Le problème, c’est que cette proposition s’accompagne aussi de compromis, que ce soit sur le plan de la sécurité ou celui de la décentralisation. Ethereum a fait le choix de donner beaucoup d’espace aux développeurs pour exprimer leur créativité, observe Maud Bannwart. L’exemple contraire, c’est Bitcoin. Il s’agit d’une blockchain qui limite davantage l’inventivité par ses règles plus strictes, de manière à favoriser la sécurité et la décentralisation. «Ethereum et Bitcoin apportent tous deux des possibilités et des usages différents, chacune ayant leurs avantages et leurs inconvénients», analyse Maud Bannwart.
«Notre proposition de valeur, c’est d’offrir un environnement de développement flexible qui met l’accent sur la sécurité», explique Vladimir Moshnyager, responsable marketing d’Alephium. Car sur Ethereum, les piratages de contrats intelligents sont monnaie courante. Au total, ceux-ci ont même entraîné des pertes qui se comptent en milliards de dollars. Or, la quasi-totalité des projets de l’écosystème crypto s’appuie sur les briques technologiques développées sur Ethereum.
Maud Bannwart nuance: «Nous ne sommes pas là pour dire qu’Ethereum n’est pas à la hauteur. C’est la première blockchain programmable et elle a beaucoup apporté à l’écosystème. Nous pensons simplement que les évolutions technologiques offrent la possibilité de faire des choix différents.» Simplement, Alephium permet de conserver la souplesse pour les développeurs tout en offrant beaucoup plus de bande passante et de sécurité pour les utilisateurs, ajoute-t-elle.
Jusqu’ici, Alephium était restée dans l’ombre. Mais cela a drastiquement changé depuis le mois de novembre 2023. «C’est la conjonction de plusieurs facteurs qui nous a permis de susciter une plus grande curiosité», relate Maud Bannwart. D’abord, le réveil simultané du marché des cryptomonnaies. Bitcoin a vu le prix de son jeton prendre l’ascenseur. Celui d’Alephium en a fait autant mais dans des proportions plus importantes, passant de 18 centimes à environ 1,7 franc en l’espace de trois mois (avec un plus haut à 2,19 francs).
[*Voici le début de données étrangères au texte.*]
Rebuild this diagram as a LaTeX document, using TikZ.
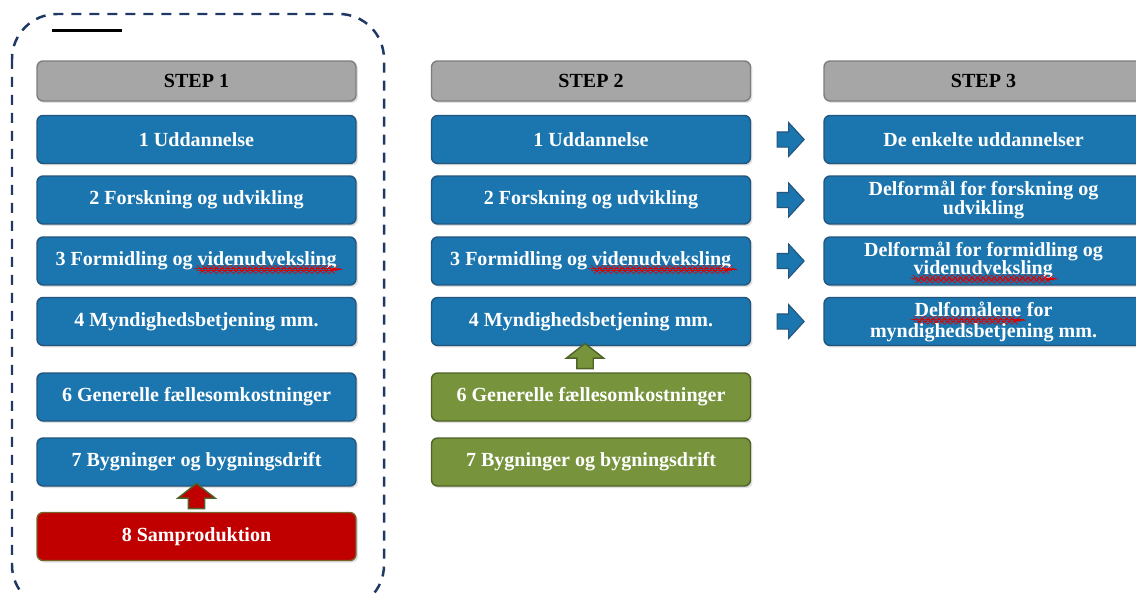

Depuis l’été, de nombreuses applications ont émergé qui augmentent l’utilité de la blockchain, puis le déploiement en novembre d’une mise à jour a permis une interopérabilité avec celle… d’Ethereum. Ce qui a rendu possible à son jeton natif de circuler sur Alephium, et vice-versa. Puis en décembre, la plateforme d’échange de cryptomonnaies Mexc a introduit le jeton d’Alephium parmi sa liste d’actifs numériques. Autant d’éléments qui ont facilité l’accès à Alephium et son écosystème, et donné un véritable coup d’accélérateur à la notoriété du projet.
La rançon d’un succès perçu
«Notre objectif est désormais d’attirer encore plus de développeurs pour qu’ils puissent créer des applications décentralisées sur Alephium» MAUD BANNWART, CHEFFE DES OPÉRATIONS D’ALEPHIUM
Si Maud Bannwart indique que l’équipe d’Alephium ne se préoccupe pas du prix auquel son jeton est échangé, elle reconnaît que ce soudain intérêt a eu des effets sur le projet. «Le rapport des gens à l’argent est parfois compliqué, regrette-t-elle. Certaines personnes s’imaginent que nous sommes riches et que notre objectif est atteint.» Ce changement d’échelle a poussé certains membres de l’équipe à prendre des mesures pour se protéger.
«Quand un utilisateur écrit sur le ton de la blague qu’il faut que Cheng ou moi fassions attention quand on sort de chez nous, ça fait réfléchir», grimace la cheffe des opérations. Pas de quoi freiner la passion qui anime l’équipe. «Notre objectif est désormais d’attirer encore plus de développeurs pour qu’ils puissent créer des applications décentralisées sur Alephium», indique Vladimir Moshnyager. Prochaine étape? Un hackathon en ligne aura lieu du 12 au 26 février. Les meilleurs projets seront récompensés par des prix d’une valeur totale de 50 000 dollars.
A terme, le rôle de l’équipe derrière Alephium a vocation à perdre en importance. «Aujourd’hui, c’est surtout nous qui apportons des évolutions à la blockchain, note Maud Bannwart. Mais peu à peu, les contributions seront beaucoup plus variées, comme c’est le cas sur d’autres infrastructures.»
Pour l’instant, le projet est constitué sous forme d’une société anonyme, enregistrée à Neuchâtel. Ce canton a été particulièrement accueillant pour de nombreux acteurs crypto, même si un certain raidissement se fait sentir depuis peu. «Nous avons bon espoir que la situation va s’apaiser, le lien avec l’écosystème crypto local est très précieux, et l’avenir y est prometteur», estime Vladimir Moshnyager.